本刊編輯/張金輝(編譯)
鑒于非洲豬瘟(ASF)在歐洲的流行范圍不斷擴大,有人提出支持將野豬作為有害生物或入侵物種滅絕。在一些受影響的歐洲國家,這個問題已經在媒體上引起了很多爭論。考慮到在北歐和東歐,野豬是一種價值很高的獵物物種,狩獵界相當反對將其滅絕。
經驗表明,滅絕野豬只在島嶼上是可行的,而且需要有組織、有系統和長期的努力。在生物學意義上,野豬不是北歐和東歐生態系統中的入侵物種或非本土物種;因此,它們的根除不可避免地與國家自然和野生動物保護立法相沖突。
有關當局、學術界和非政府組織很難就這些問題達成共識。雖然野豬可以在當地滅絕,但其他地區的重新入侵也會發生,很快就會毀掉所有的根除工作。現有的監測方法對低密度動物不敏感,無法驗證根除的成功。在一些東歐國家,ASF在豬群中流行。因此,即使沒有野豬,這種感染也會在家豬和受污染的副產品中長期存在威脅。

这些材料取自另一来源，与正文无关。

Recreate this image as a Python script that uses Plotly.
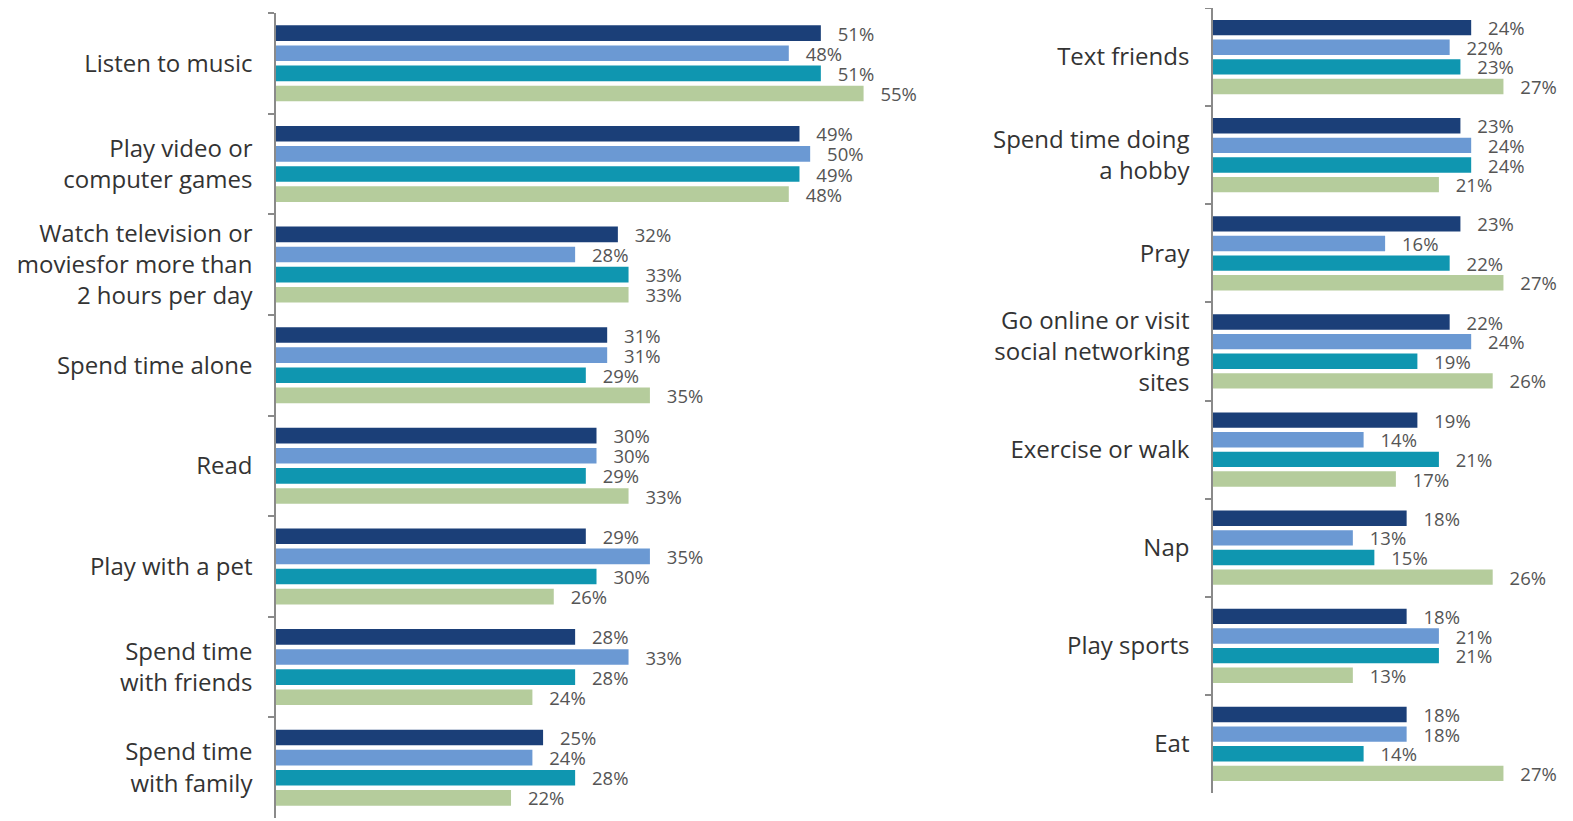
import plotly.graph_objects as go

# ---- data ----
left_categories = [
    "Listen to music",
    "Play video or<br>computer games",
    "Watch television or<br>moviesfor more than<br>2 hours per day",
    "Spend time alone",
    "Read",
    "Play with a pet",
    "Spend time<br>with friends",
    "Spend time<br>with family",
]
right_categories = [
    "Text friends",
    "Spend time doing<br>a hobby",
    "Pray",
    "Go online or visit<br>social networking<br>sites",
    "Exercise or walk",
    "Nap",
    "Play sports",
    "Eat",
]
series_names = ["Group 1", "Group 2", "Group 3", "Group 4"]
series_colors = ["#1b3f78", "#6b99d3", "#0f96b0", "#b5cc9c"]

left_values = [
    [51, 49, 32, 31, 30, 29, 28, 25],
    [48, 50, 28, 31, 30, 35, 33, 24],
    [51, 49, 33, 29, 29, 30, 28, 28],
    [55, 48, 33, 35, 33, 26, 24, 22],
]
right_values = [
    [24, 23, 23, 22, 19, 18, 18, 18],
    [22, 24, 16, 24, 14, 13, 21, 18],
    [23, 24, 22, 19, 21, 15, 21, 14],
    [27, 21, 27, 26, 17, 26, 13, 27],
]

# page has an 8px body margin; figure is sized to fill the rest
OFF = 8
W, H = 1573 - OFF, 821 - OFF
FONT = "Open Sans"
text_tmpl = "\u2002\u2005%{x}%"


def px_x(p):
    return min(1.0, max(0.0, (p - OFF) / W))


def px_y(p):
    return min(1.0, max(0.0, 1 - (p - OFF) / H))


fig = go.Figure()
for i in range(4):
    fig.add_trace(go.Bar(
        y=left_categories, x=left_values[i], orientation="h",
        name=series_names[i], marker=dict(color=series_colors[i], line=dict(width=0)),
        texttemplate=text_tmpl, textposition="outside", cliponaxis=False,
        constraintext="none",
        textfont=dict(family=FONT, size=18.5, color="#555555"),
        xaxis="x", yaxis="y", showlegend=False, hoverinfo="skip",
    ))
for i in range(4):
    fig.add_trace(go.Bar(
        y=right_categories, x=right_values[i], orientation="h",
        name=series_names[i], marker=dict(color=series_colors[i], line=dict(width=0)),
        texttemplate=text_tmpl, textposition="outside", cliponaxis=False,
        constraintext="none",
        textfont=dict(family=FONT, size=18.5, color="#555555"),
        xaxis="x2", yaxis="y2", showlegend=False, hoverinfo="skip",
    ))

hidden_x = dict(showgrid=False, zeroline=False, showline=False,
                showticklabels=False, ticks="", fixedrange=True)
yax = dict(type="category", autorange="reversed", showgrid=False, zeroline=False,
           showline=True, linecolor="#8a8a8a", linewidth=1.5,
           ticks="outside", tickson="boundaries", ticklen=6, tickwidth=1.5,
           tickcolor="#8a8a8a", ticklabelstandoff=17,
           tickfont=dict(family=FONT, size=24, color="#333333"),
           automargin=False)

fig.update_layout(
    width=W, height=H,
    margin=dict(l=0, r=0, t=0, b=0),
    paper_bgcolor="white", plot_bgcolor="white",
    barmode="group", bargap=0.2, bargroupgap=0.22,
    xaxis=dict(domain=[px_x(276), px_x(917)], range=[0, 60], anchor="y", **hidden_x),
    yaxis=dict(domain=[px_y(818), px_y(13)], anchor="x", **yax),
    xaxis2=dict(domain=[px_x(1213), px_x(1568)], range=[0, 33], anchor="y2", **hidden_x),
    yaxis2=dict(domain=[px_y(793), px_y(6)], anchor="x2", **yax),
    font=dict(family=FONT),
)

fig.write_html("out.html")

因此,基于生態、流行病學、實際和倫理方面的考慮,在北歐和東歐任何地方滅絕野豬都不應被視為ASF的主要或關鍵解決方案。與其做出在利益相關者之間造成復雜利益沖突的決策,不如嘗試改變狩獵管理做法,在一段時間內減少野豬數量,以管理ASF的情況,并采取預防措施,避免疾病傳播。
歐洲部分地區野豬種群正平衡背后的確切機制可能有所不同。然而,總的來說,很明顯,作為野豬主要死亡來源的當代狩獵壓力并不能阻止該物種的種群增長。盡管在一些國家狩獵野豬是不受限制的,而且全年都有,但大幅增加狩獵的可能性似乎很低。野豬對狩獵壓力的自然適應能力還得益于復雜的行為反應,例如個體學習避免風險、改變活動模式、群體范圍大小和棲息地偏好。野豬經常利用保護區網絡,集中在城市或國家邊界沿線的緩沖區周圍,那里禁止狩獵、限制狩獵或存在其他問題。大型農田,特別是那些正在成熟的玉米田,是另一種類型的庇護所,動物可以在那里躲避獵人。
在北歐和東歐的溫帶森林中,狩獵野豬是一種休閑活動,也是獵場看守人和狩獵組織的補充商業活動。對于后者來說,野豬是一種重要的經濟資源,被有目的地管理、保護和開發,通常需要投入大量資金、時間和勞動力。在這個特殊的系統中,非專業獵手期望與野豬輕松、可預測的相遇,而很少投入時間去尋找動物。因此,獵場經理通常旨在提高野豬種群的密度和存活率,從而確保其狩獵業務的穩定服務、吸引力和經濟可持續性。
到目前為止,還沒有經驗證據表明,通過大幅減少野豬數量,可以在大空間范圍內根除野豬種群中的ASF。
ASF流行病學最具挑戰性的是病毒在環境中長期存活的能力,特別是在感染死亡的野豬尸體中或與之相關的情況下。由于這種復雜性,疾病傳播周期僅部分取決于活動物的密度和相互作用模式。顯然,病毒的長期存活和尸體向動物傳播機制的參與,使得這種疾病即使在野豬種群密度較低的情況下也有可能傳播。
在歐洲受疾病影響的國家,為了防止病毒在無死角地區傳播——平均每平方千米有1到2頭野豬——預防性減少了實際的80%。或者,可以在ASF感染地區周圍100~200 km的緩沖區內,對雌性野豬進行有針對性的狩獵,并禁止補充喂養,為期至少3年。然而,必須強調的是,關于這兩種方法在控制野豬ASF方面取得成功的實驗證據有限。此外,迄今為止,尚未可靠地確定阻止ASF傳播的最低野豬密度閾值。
計算機模擬得出的一般教訓是,應同時采用對特定環境最合適或最可行的幾種措施組合,作為降低野豬數量的潛在解決方案,這被認為有利于降低感染風險。
減少和控制野豬數是有助于減少疾病負擔和傳播風險的措施,但必須結合各種其他干預措施,包括狩獵期間嚴格的生物安全、圍欄、移除和安全處置受感染的尸體、有效監測以及相關部門、人員之間的全面良好合作與協調。